Liste der Herrscher der Kurpfalz
Die Liste der Herrscher der Kurpfalz enthält alle in der späteren Kurpfalz regierenden Pfalzgrafen bei Rhein und alle Inhaber der damit verbundenen pfälzischen Kurwürde. Nicht aufgeführt sind Herzöge von Bayern, die zwar den Titel eines Pfalzgrafen führten, aber nicht in der Pfalz regierten, sowie regierende Mitglieder pfälzischer Nebenlinien, die nicht die Kurwürde innehatten.
Die Reihe der Pfalzgrafen bei Rhein beginnt 1085 nach dem Tod des letzten Pfalzgrafen von Lothringen aus dem Haus der Ezzonen, Hermann II., dessen Witwe Adelheid in dritter Ehe Heinrich von Laach heiratete. Kaiser Heinrich IV. belohnte diesen für seine Loyalität im Investiturstreit mit der Pfalzgrafenwürde und ernannte ihn während seines Italienzugs 1090 zum Reichsverweser. Mit Heinrich von Laach, dessen Erbgüter beiderseits des Rheins im Mayengau und Engersgau lagen, verschob sich das Pfalzgrafenamt vom Territorium der Lothringer (Ruhrgau und Brabant) nach Süden, weshalb Heinrich sich als erster „Pfalzgraf bei Rhein“ nannte.
Ihm folgte sein Stief- und Adoptivsohn Siegfried von Ballenstedt aus dem Haus der Askanier, der die Burg Cochem an der Mosel erbaute und 1113 im Kampf gegen Kaiser Heinrich V. starb. Der Kaiser erkannte die Erbansprüche von Siegfrieds minderjährigem Sohn nicht an und ernannte stattdessen seinen Getreuen Gottfried von Calw zum rheinischen Pfalzgrafen. Siegfrieds Witwe Gertrud von Northeim († 1154) heiratete Otto I. von Salm-Rheineck, der seinem Stiefsohn Wilhelm von Ballenstedt 1126 zur Wiedereinsetzung als Pfalzgraf verhalf, allerdings bis zu seiner Volljährigkeit noch unter der Regentschaft Gottfrieds; nachgeholfen hatte der Schwager Gertruds, Lothar III. von Supplinburg, nachdem er 1125 zum römisch-deutschen König gewählt worden war. Wilhelm starb 1140 kinderlos und hinterließ seinen Eigenbesitz einem Kloster. (Frei vererbliche Eigengüter der jeweiligen Pfalzgrafen, als Lehen gehaltene Güter und pfalzgräfliche Amtsgüter wurden grundsätzlich unterschieden.
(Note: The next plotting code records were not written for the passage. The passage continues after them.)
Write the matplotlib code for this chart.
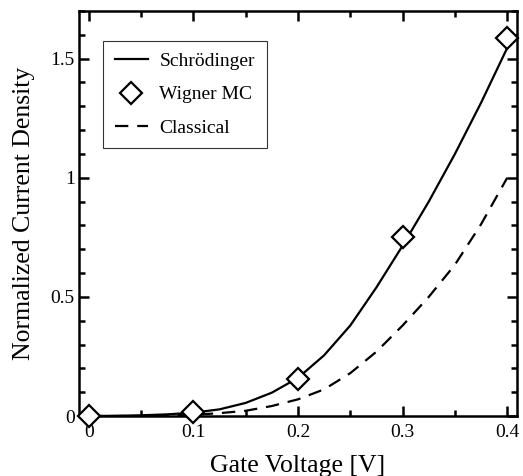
import matplotlib
matplotlib.use("Agg")
import matplotlib.pyplot as plt
from matplotlib.ticker import MultipleLocator, FormatStrFormatter

plt.rcParams['font.family'] = ['Liberation Serif', 'DejaVu Serif']

# Schrodinger curve
schro_v = [0, 0.025, 0.05, 0.075, 0.1, 0.125, 0.15, 0.175, 0.2, 0.225,
           0.25, 0.275, 0.3, 0.325, 0.35, 0.375, 0.4]
schro_j = [0, 0.001, 0.003, 0.007, 0.014, 0.028, 0.055, 0.098, 0.16, 0.255,
           0.38, 0.54, 0.715, 0.9, 1.1, 1.315, 1.545]

# Wigner Monte Carlo points
wigner_v = [0, 0.1, 0.2, 0.3, 0.4]
wigner_j = [0, 0.015, 0.155, 0.75, 1.587]

# Classical curve
class_v = [0, 0.05, 0.1, 0.125, 0.15, 0.175, 0.2, 0.225, 0.25, 0.275,
           0.3, 0.325, 0.35, 0.375, 0.4]
class_j = [0, 0.0, 0.005, 0.012, 0.022, 0.042, 0.07, 0.112, 0.18, 0.27,
           0.38, 0.5, 0.635, 0.805, 1.0]

fig = plt.figure(figsize=(5.23, 4.76), dpi=100)
ax = fig.add_axes([0.151, 0.126, 0.8375, 0.851])

ax.plot(schro_v, schro_j, color='black', lw=1.6, label='Schrödinger')
ax.plot(wigner_v, wigner_j, ls='none', marker='D', ms=11, mfc='white',
        mec='black', mew=1.6, clip_on=False, zorder=5, label='Wigner MC')
ax.plot(class_v, class_j, color='black', lw=1.6, dashes=(6, 4), label='Classical')

ax.set_xlim(-0.0093, 0.4093)
ax.set_ylim(0, 1.7)

ax.xaxis.set_major_locator(MultipleLocator(0.1))
ax.xaxis.set_minor_locator(MultipleLocator(0.05))
ax.yaxis.set_major_locator(MultipleLocator(0.5))
ax.yaxis.set_minor_locator(MultipleLocator(0.1))
ax.xaxis.set_major_formatter(FormatStrFormatter('%g'))
ax.yaxis.set_major_formatter(FormatStrFormatter('%g'))

ax.tick_params(which='both', direction='in', top=True, right=True, width=1.8)
ax.tick_params(which='major', length=7, labelsize=14)
ax.tick_params(which='minor', length=4)
ax.tick_params(axis='x', pad=6)
ax.tick_params(axis='y', pad=3)
for s in ax.spines.values():
    s.set_linewidth(1.8)

ax.set_xlabel('Gate Voltage [V]', fontsize=18.5, labelpad=10)
ax.set_ylabel('Normalized Current Density', fontsize=18.5, labelpad=11)

leg = ax.legend(loc='upper left', bbox_to_anchor=(0.055, 0.926), borderaxespad=0,
                fontsize=14, frameon=True, fancybox=False, handlelength=1.7,
                handletextpad=0.6, labelspacing=0.8, borderpad=0.6)
leg.get_frame().set_edgecolor('black')
leg.get_frame().set_linewidth(0.8)

fig.savefig('out.png', dpi=100)
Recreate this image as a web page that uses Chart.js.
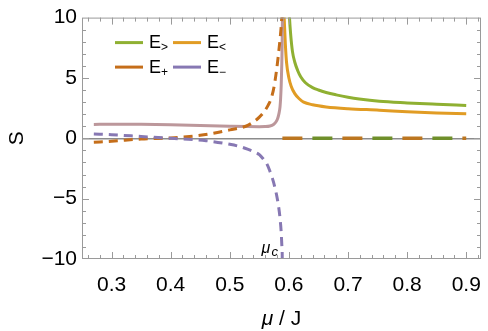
<!doctype html>
<html lang="en">
<head>
<meta charset="utf-8">
<title>S vs mu / J</title>
<style>
  * { margin: 0; padding: 0; }
  body { background: #fff; }
  .chart-container { position: relative; width: 488px; height: 331px; }
</style>
</head>
<body>
<div class="chart-container"><canvas id="myChart"></canvas></div>

<script src="https://cdn.jsdelivr.net/npm/chart.js"></script>
<script>
  // tick labels
  const xTicks = [0.3, 0.4, 0.5, 0.6, 0.7, 0.8, 0.9];
  const yTicks = [-10, -5, 0, 5, 10];
  const muC = 0.589; // critical point, where the label sits

  // mu < mu_c : solid curve (both branches together)
  const muLowSolid = [0.27, 0.30, 0.35, 0.40, 0.45, 0.50, 0.53, 0.55, 0.56, 0.568, 0.574, 0.578, 0.581, 0.583, 0.585, 0.586, 0.587, 0.588, 0.5885, 0.589, 0.5895];
  const sLowSolid  = [1.15, 1.17, 1.16, 1.12, 1.06, 1.00, 0.97, 0.96, 0.97, 1.02, 1.15, 1.35, 1.65, 2.0, 2.6, 3.3, 4.4, 6.2, 7.5, 9.5, 12.0];

  // mu < mu_c : E+ dashed
  const muLowEp = [0.27, 0.30, 0.35, 0.40, 0.45, 0.47, 0.50, 0.527, 0.54, 0.55, 0.558, 0.565, 0.57, 0.575, 0.579, 0.582, 0.585, 0.587, 0.588, 0.589];
  const sLowEp  = [-0.33, -0.25, -0.06, 0.03, 0.25, 0.40, 0.70, 1.0, 1.35, 1.75, 2.2, 2.75, 3.3, 4.3, 5.6, 6.8, 8.2, 9.3, 10.1, 11.5];

  // mu < mu_c : E- dashed
  const muLowEm = [0.27, 0.30, 0.35, 0.40, 0.46, 0.50, 0.516, 0.53, 0.54, 0.55, 0.558, 0.562, 0.567, 0.572, 0.576, 0.58, 0.583, 0.585, 0.587, 0.588, 0.5887, 0.589];
  const sLowEm  = [0.36, 0.30, 0.15, 0.0, -0.2, -0.5, -0.67, -0.9, -1.1, -1.35, -1.8, -2.05, -2.6, -3.3, -4.0, -4.9, -5.8, -6.6, -7.8, -8.8, -9.6, -11.0];

  // mu > mu_c : E> and E<
  const muHighG = [0.5995, 0.601, 0.603, 0.606, 0.61, 0.615, 0.62, 0.628, 0.64, 0.65, 0.663, 0.68, 0.70, 0.719, 0.753, 0.80, 0.85, 0.90];
  const sHighG  = [11.5, 10.0, 8.6, 7.2, 6.3, 5.6, 5.1, 4.6, 4.2, 4.0, 3.8, 3.6, 3.4, 3.25, 3.06, 2.93, 2.82, 2.72];
  const muHighO = [0.5905, 0.592, 0.594, 0.596, 0.60, 0.604, 0.61, 0.617, 0.625, 0.64, 0.663, 0.70, 0.753, 0.80, 0.85, 0.90];
  const sHighO  = [12.0, 10.0, 7.8, 6.3, 5.0, 4.3, 3.7, 3.3, 3.0, 2.78, 2.6, 2.45, 2.33, 2.2, 2.1, 2.03];

  // mu > mu_c : E+ and E- lie on zero
  const muHighZero = [0.589, 0.90];
  const sHighZero  = [0, 0];

  const pts = (xs, ys) => xs.map((x, i) => ({ x: x, y: ys[i] }));

  const cGreen = '#8FB032', cOrange = '#E19C24', cDark = '#C56E1A', cPurple = '#8778B3';

  const line = (label, xs, ys, color, extra) => Object.assign({
    label: label,
    data: pts(xs, ys),
    borderColor: color,
    borderWidth: 3,
    pointRadius: 0,
    fill: false,
    cubicInterpolationMode: 'monotone'
  }, extra || {});

  const data = {
    datasets: [
      line('E+ (mu>muc)', muHighZero, sHighZero, '#BC7620', { borderDash: [20, 40], borderWidth: 3.5 }),
      line('E- (mu>muc)', muHighZero, sHighZero, '#6F8F2A', { borderDash: [20, 40], borderDashOffset: 30, borderWidth: 3.5 }),
      line('E-', muLowEm, sLowEm, cPurple, { borderDash: [9, 6] }),
      line('E+', muLowEp, sLowEp, cDark, { borderDash: [9, 6] }),
      line('solid', muLowSolid, sLowSolid, '#BC979B'),
      line('E<', muHighO, sHighO, cOrange),
      line('E>', muHighG, sHighG, cGreen)
    ]
  };

  const legendItems = [
    { sub: '>', color: cGreen, col: 0, row: 0 },
    { sub: '<', color: cOrange, col: 1, row: 0 },
    { sub: '+', color: cDark, col: 0, row: 1 },
    { sub: '\u2212', color: cPurple, col: 1, row: 1 }
  ];

  const framePlugin = {
    id: 'frame',
    afterDraw(chart) {
      const { ctx, chartArea: a, scales: { x, y } } = chart;
      ctx.save();
      ctx.strokeStyle = '#9a9a9a';
      ctx.lineWidth = 1;
      ctx.strokeRect(a.left + 0.5, a.top + 0.5, a.right - a.left - 1, a.bottom - a.top - 1);

      // inward ticks on all four sides
      ctx.beginPath();
      for (let k = 13; k <= 46; k++) {
        const px = Math.round(x.getPixelForValue(k * 0.02)) + 0.5;
        const len = k % 5 === 0 ? 7 : 4;
        ctx.moveTo(px, a.bottom); ctx.lineTo(px, a.bottom - len);
        ctx.moveTo(px, a.top); ctx.lineTo(px, a.top + len);
      }
      for (let v = -9; v <= 9; v++) {
        const py = Math.round(y.getPixelForValue(v)) + 0.5;
        const len = v % 5 === 0 ? 7 : 4;
        ctx.moveTo(a.left, py); ctx.lineTo(a.left + len, py);
        ctx.moveTo(a.right, py); ctx.lineTo(a.right - len, py);
      }
      ctx.stroke();

      // legend
      ctx.textAlign = 'left';
      ctx.textBaseline = 'alphabetic';
      legendItems.forEach(it => {
        const lx = a.left + 33 + it.col * 58;
        const ly = a.top + 25 + it.row * 24.5;
        ctx.strokeStyle = it.color;
        ctx.lineWidth = 3;
        ctx.beginPath();
        ctx.moveTo(lx, ly); ctx.lineTo(lx + 28, ly);
        ctx.stroke();
        ctx.fillStyle = '#000';
        ctx.font = '18px "Liberation Sans", Arial, sans-serif';
        ctx.fillText('E', lx + 34, ly + 5.5);
        ctx.font = '12px "Liberation Sans", Arial, sans-serif';
        ctx.fillText(it.sub, lx + 46, ly + 8.5);
      });

      // mu_c label
      const cx = x.getPixelForValue(muC);
      ctx.fillStyle = '#000';
      ctx.font = 'italic 16px "Liberation Sans", Arial, sans-serif';
      ctx.fillText('\u03bc', cx - 21, a.bottom - 6);
      ctx.font = 'italic 13px "Liberation Sans", Arial, sans-serif';
      ctx.fillText('c', cx - 11, a.bottom - 3);

      // axis titles
      ctx.font = 'italic 21px "Liberation Sans", Arial, sans-serif';
      const w1 = ctx.measureText('\u03bc').width;
      ctx.font = '21px "Liberation Sans", Arial, sans-serif';
      const w2 = ctx.measureText(' / J').width;
      const tx = (a.left + a.right) / 2 - (w1 + w2) / 2;
      ctx.font = 'italic 21px "Liberation Sans", Arial, sans-serif';
      ctx.fillText('\u03bc', tx, 325);
      ctx.font = '21px "Liberation Sans", Arial, sans-serif';
      ctx.fillText(' / J', tx + w1, 325);

      ctx.translate(23, (a.top + a.bottom) / 2);
      ctx.rotate(-Math.PI / 2);
      ctx.textAlign = 'center';
      ctx.fillText('S', 0, 0);
      ctx.restore();
    }
  };

  const tickFont = { family: '"Liberation Sans", Arial, sans-serif', size: 21 };

  const config = {
    type: 'line',
    data,
    options: {
      responsive: true,
      maintainAspectRatio: false,
      animation: false,
      layout: { padding: { left: 0, right: 7, top: 13, bottom: 0 } },
      plugins: {
        legend: { display: false },
        tooltip: { enabled: false }
      },
      scales: {
        x: {
          type: 'linear',
          min: 0.25,
          max: 0.925,
          afterBuildTicks: s => { s.ticks = xTicks.map(v => ({ value: v })); },
          afterFit: s => { s.height = 72; },
          grid: { display: false },
          border: { display: false },
          ticks: {
            color: '#000',
            font: tickFont,
            padding: 6,
            maxRotation: 0,
            autoSkip: false,
            callback: v => v.toFixed(1)
          }
        },
        y: {
          min: -10,
          max: 10,
          afterBuildTicks: s => { s.ticks = yTicks.map(v => ({ value: v })); },
          afterFit: s => { s.width = 82; },
          grid: {
            drawTicks: false,
            lineWidth: 1.6,
            color: c => (c.tick && c.tick.value === 0) ? '#8c8c8c' : 'rgba(0,0,0,0)'
          },
          border: { display: false },
          ticks: {
            color: '#000',
            font: tickFont,
            padding: 5,
            callback: v => (v < 0 ? '\u2212' + Math.abs(v) : '' + v)
          }
        }
      }
    },
    plugins: [framePlugin]
  };

  const myChart = new Chart(document.getElementById('myChart'), config);
</script>
</body>
</html>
Doch konnten Eigengüter etwa den Erzbischöfen zu Lehen aufgetragen werden oder an das Reich heimgefallene Lehnsgüter vom König dem Amtgut zugeschlagen werden.) Der mittlerweile herrschende erste Stauferkönig Konrad III. erkannte die Titularansprüche Ottos, der von Kaiser Lothar zum Co-Pfalzgrafen ernannt worden war, jedoch nicht an und belehnte stattdessen seinen eigenen Halbbruder Heinrich Jasomirgott von Österreich und ein Jahr später seinen Schwager Hermann von Stahleck mit dem Pfalzgrafenamt, der im Gegensatz zu seinen Vorgängern am Mittelrhein bereits begütert war.
Seither war dessen Burg Stahleck bei Bacharach Sitz der Pfalzgrafen. Nach Hermanns Tod 1156 übertrug Kaiser Friedrich I. Barbarossa die Pfalzgrafenwürde seinem Halbbruder Konrad dem Staufer, der außerdem den Familienbesitz der Staufer im Speyergau und Wormsgau (mit der Wormser Hochstiftsvogtei) sowie die Vogtei des Klosters Schönau bei Heidelberg erhielt. Damit verschob sich der Schwerpunkt der Pfalzgrafen erneut weiter entlang des Rheins nach Süden. Um 1182 verlegte Konrad seine Hofhaltung von Stahleck auf die Burg Heidelberg. Nach dessen Tod fiel die Pfalzgrafschaft 1195 an seinen Schwiegersohn, den Welfen Heinrich V. von Braunschweig und seine Frau Agnes von Staufen. Deren einziger Sohn Heinrich starb 1214 kinderlos, nachdem die Tochter Agnes von Braunschweig 1212 mit dem sechsjährigen Wittelsbacher Otto II. von Bayern verlobt worden war. Dessen mächtiger Vater Ludwig der Kelheimer hatte zunächst den Welfenkaiser Otto IV., den Bruder Pfalzgraf Heinrichs V., unterstützt, wofür er die Erblichkeit des Herzogtums Bayern bestätigt bekam, war aber 1212 auf die Seite von Ottos jungem Gegenkönig, dem Staufer Friedrich II. gewechselt, der ihn zum Dank mit der Pfalzgrafschaft belehnte. Die drei rheinischen Erzbischöfe verdrängten daraufhin den Welfen Heinrich V. aus den Gebieten am Rhein. Ludwig der Kelheimer legte damit sowohl den Grundstein für die bis 1918 währende wittelsbachische Herrschaft in Bayern als auch für die ebensolang andauernde Herrschaft seines Hauses in der Pfalz. Alle späteren Pfalzgrafen und somit auch die Kurfürsten von der Pfalz stammten aus dem Hause Wittelsbach.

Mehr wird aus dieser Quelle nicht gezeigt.